A lunar eclipse will lend the moon a reddish hue this weekend, but there's also an opportunity to see some actual fire in the sky.
Skywatchers might get a bonus this weekend, when a meteor storm not associated with a major meteor shower could light up the morning.
In the pre-dawn hours on Sunday, May 15, our planet will pass through a field of debris left by a large asteroid known as 2006 GY2, which completes a single orbit around the sun every 925 days, and crosses Earth's orbit in the process.
"This object is actually a double minor planet with the main body estimated at 400 meters (1,312 feet) and the secondary satellite at 80 meters (262 feet)," Robert Lunsford wrote for the American Meteor Society. "While the density of debris field is unknown, the fact that this object is a double minor planet may provide a dense stream of debris."

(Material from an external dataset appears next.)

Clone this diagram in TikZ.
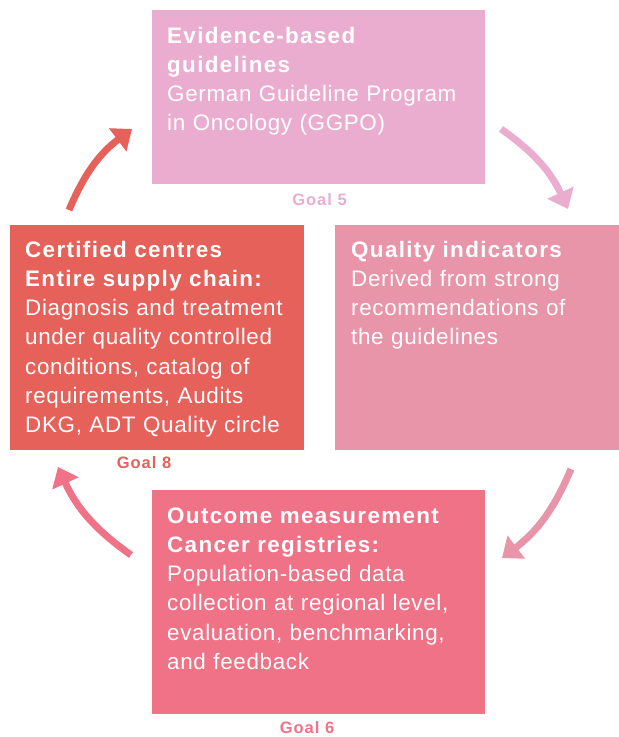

As bits of dust and space rock collide with our atmosphere, they can burn up and create fleeting "shooting stars" or brighter-burning fireballs.
AMS isn't making predictions about exactly how many meteors we might be able to see in the sky, but Lunsford notes the potential peak watching time is as close to 3:20 a.m. PT as possible.
"This timing is ideal for the southwestern USA and Mexico. Unfortunately the moon is only one day from full and any faint meteors will most likely be obscured by the intense moonlight," Lunsford said.
The moon itself will be performing just hours later, with a total lunar eclipse taking place Sunday evening into Monday morning.
If you're able to get up before dawn Sunday to check out the meteor show, you'll want to choose a viewing location as far from light pollution as possible with a broad view of the sky. Give yourself at least an hour for the whole viewing experience, including 15 to 20 minutes for your eyes to adjust.